**INSTRUCTION**
Give again, word for word, the lines below that run from the line with "Rebuild this chart" through the line with "120, 140, 160];". Drop the pictures.

**PROVIDED MATERIAL**
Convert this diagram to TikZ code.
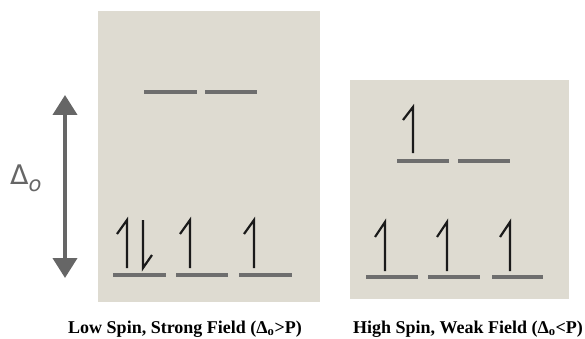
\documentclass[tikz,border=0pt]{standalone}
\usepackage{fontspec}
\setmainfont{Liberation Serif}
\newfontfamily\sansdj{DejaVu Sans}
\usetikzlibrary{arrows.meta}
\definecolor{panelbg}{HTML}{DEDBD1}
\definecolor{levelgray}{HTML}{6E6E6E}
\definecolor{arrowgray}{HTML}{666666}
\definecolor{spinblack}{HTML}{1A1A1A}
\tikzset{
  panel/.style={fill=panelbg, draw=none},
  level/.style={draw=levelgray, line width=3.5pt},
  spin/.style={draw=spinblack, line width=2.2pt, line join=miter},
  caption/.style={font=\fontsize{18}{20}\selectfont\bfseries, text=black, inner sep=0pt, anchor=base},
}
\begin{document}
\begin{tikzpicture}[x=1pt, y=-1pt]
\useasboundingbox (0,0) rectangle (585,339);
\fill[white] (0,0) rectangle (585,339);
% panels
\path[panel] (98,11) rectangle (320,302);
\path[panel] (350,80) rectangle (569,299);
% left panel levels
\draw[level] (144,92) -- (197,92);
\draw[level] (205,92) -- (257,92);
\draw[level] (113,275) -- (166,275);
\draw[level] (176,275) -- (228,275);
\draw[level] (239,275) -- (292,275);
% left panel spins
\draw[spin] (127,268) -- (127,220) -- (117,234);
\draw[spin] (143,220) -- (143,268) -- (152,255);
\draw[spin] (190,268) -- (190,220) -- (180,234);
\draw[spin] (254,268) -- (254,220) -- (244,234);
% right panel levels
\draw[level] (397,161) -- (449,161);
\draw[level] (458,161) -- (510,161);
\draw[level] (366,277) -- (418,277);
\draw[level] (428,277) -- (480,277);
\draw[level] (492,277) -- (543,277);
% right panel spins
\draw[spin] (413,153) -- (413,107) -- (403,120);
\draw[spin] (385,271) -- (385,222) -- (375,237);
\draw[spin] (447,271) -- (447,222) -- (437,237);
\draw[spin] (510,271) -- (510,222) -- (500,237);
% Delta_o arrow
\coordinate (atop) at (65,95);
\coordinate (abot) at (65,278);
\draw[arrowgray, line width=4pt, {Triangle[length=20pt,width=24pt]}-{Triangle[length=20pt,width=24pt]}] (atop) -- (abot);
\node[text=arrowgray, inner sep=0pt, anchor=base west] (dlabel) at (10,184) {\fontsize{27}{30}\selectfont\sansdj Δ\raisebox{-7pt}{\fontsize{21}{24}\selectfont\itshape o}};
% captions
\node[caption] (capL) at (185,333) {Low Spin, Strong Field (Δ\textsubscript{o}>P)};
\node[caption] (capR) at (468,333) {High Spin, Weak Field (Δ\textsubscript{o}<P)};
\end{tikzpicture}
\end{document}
==
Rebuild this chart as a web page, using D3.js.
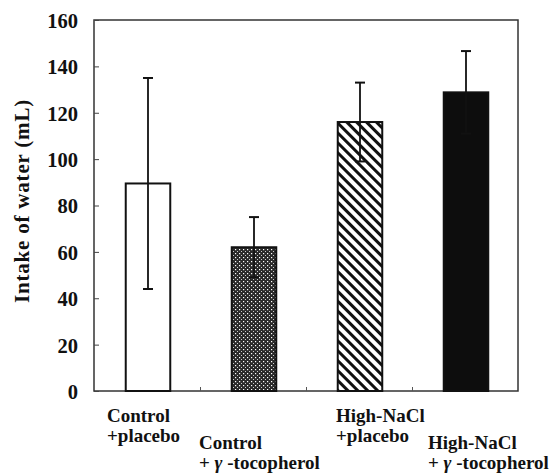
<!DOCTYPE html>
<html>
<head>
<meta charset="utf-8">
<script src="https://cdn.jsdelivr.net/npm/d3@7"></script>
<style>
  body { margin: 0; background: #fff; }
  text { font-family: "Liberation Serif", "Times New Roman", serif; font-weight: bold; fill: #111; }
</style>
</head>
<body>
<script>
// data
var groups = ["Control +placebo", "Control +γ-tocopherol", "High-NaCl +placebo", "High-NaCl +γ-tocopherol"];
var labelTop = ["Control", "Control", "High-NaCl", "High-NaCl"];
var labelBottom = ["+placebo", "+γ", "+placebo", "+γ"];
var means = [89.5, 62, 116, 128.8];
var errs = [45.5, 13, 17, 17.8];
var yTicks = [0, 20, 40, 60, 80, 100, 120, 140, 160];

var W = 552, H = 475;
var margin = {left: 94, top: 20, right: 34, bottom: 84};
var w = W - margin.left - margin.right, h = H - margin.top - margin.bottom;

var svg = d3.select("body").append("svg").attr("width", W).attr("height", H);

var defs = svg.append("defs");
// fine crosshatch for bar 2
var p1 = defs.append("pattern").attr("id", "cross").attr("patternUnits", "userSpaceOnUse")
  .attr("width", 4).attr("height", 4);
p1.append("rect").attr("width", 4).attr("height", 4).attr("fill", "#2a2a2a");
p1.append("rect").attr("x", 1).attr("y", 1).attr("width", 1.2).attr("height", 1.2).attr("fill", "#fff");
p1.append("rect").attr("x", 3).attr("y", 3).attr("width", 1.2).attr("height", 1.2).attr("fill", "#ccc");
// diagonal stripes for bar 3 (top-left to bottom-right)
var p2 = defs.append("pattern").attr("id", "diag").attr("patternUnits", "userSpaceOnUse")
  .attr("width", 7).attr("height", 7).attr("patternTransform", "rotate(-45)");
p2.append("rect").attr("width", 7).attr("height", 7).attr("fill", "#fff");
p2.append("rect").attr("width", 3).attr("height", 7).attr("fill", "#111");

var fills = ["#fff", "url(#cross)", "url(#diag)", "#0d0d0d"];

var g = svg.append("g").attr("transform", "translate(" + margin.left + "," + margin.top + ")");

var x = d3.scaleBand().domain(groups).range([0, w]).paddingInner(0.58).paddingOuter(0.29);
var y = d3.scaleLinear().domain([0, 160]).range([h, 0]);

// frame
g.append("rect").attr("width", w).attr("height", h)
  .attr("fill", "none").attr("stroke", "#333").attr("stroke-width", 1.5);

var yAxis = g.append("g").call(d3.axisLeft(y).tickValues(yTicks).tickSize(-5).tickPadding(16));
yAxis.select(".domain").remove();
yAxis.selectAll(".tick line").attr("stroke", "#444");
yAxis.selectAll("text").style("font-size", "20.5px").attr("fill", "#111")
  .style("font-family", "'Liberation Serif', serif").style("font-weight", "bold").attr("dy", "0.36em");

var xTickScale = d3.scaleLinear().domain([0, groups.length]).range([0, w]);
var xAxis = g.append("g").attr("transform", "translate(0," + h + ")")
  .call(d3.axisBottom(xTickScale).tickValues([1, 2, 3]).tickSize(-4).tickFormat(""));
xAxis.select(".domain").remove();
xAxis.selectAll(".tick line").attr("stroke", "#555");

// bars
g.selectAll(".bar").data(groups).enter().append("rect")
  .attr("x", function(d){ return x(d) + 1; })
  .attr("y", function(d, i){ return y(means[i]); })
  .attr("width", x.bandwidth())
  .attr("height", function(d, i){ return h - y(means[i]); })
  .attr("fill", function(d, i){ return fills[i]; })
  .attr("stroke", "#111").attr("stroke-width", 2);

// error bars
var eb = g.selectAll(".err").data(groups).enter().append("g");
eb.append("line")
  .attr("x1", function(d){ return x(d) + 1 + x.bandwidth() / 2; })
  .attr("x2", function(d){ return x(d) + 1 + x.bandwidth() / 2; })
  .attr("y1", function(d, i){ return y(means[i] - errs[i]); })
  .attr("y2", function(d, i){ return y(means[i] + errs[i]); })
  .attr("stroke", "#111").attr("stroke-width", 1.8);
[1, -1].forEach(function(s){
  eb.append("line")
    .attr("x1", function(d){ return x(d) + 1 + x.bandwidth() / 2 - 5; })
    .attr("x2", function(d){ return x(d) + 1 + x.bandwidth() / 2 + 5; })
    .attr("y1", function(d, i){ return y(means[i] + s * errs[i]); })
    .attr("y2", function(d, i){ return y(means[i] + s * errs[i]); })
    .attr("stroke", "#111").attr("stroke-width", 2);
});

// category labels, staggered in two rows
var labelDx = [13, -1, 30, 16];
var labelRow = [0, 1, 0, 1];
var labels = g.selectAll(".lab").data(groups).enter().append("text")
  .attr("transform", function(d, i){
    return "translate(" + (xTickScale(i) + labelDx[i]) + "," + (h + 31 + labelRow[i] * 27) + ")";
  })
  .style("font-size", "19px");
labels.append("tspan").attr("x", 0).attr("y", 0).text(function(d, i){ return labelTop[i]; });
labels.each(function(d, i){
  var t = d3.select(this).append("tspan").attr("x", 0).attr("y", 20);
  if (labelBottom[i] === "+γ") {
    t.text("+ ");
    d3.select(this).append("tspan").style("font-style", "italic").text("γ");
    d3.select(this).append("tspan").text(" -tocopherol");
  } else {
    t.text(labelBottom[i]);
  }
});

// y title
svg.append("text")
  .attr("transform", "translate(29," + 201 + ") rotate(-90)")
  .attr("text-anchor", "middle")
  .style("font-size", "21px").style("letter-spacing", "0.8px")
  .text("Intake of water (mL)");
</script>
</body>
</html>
...
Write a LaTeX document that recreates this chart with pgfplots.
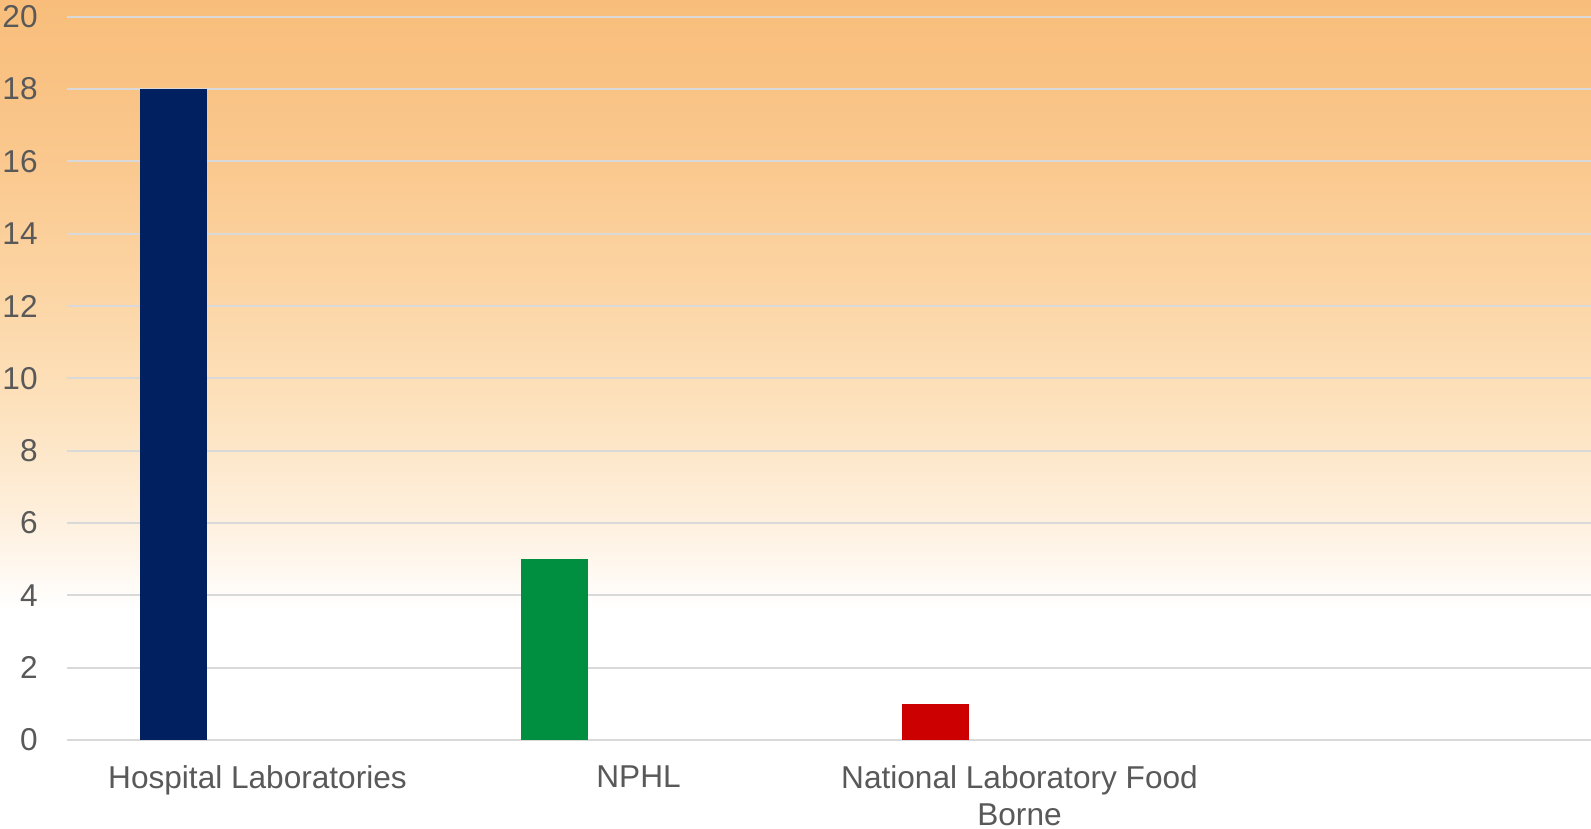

**WRITTEN RESPONSE**
Rebuild this chart as a web page, using D3.js.
<!DOCTYPE html>
<html>
<head>
<meta charset="utf-8">
<script src="https://cdn.jsdelivr.net/npm/d3@7"></script>
<style>
  body { margin: 0; background: #fff; }
  text { font-family: "Liberation Serif", "Times New Roman", serif; font-weight: bold; fill: #111; }
</style>
</head>
<body>
<script>
// data
var groups = ["Control +placebo", "Control +γ-tocopherol", "High-NaCl +placebo", "High-NaCl +γ-tocopherol"];
var labelTop = ["Control", "Control", "High-NaCl", "High-NaCl"];
var labelBottom = ["+placebo", "+γ", "+placebo", "+γ"];
var means = [89.5, 62, 116, 128.8];
var errs = [45.5, 13, 17, 17.8];
var yTicks = [0, 20, 40, 60, 80, 100, 120, 140, 160];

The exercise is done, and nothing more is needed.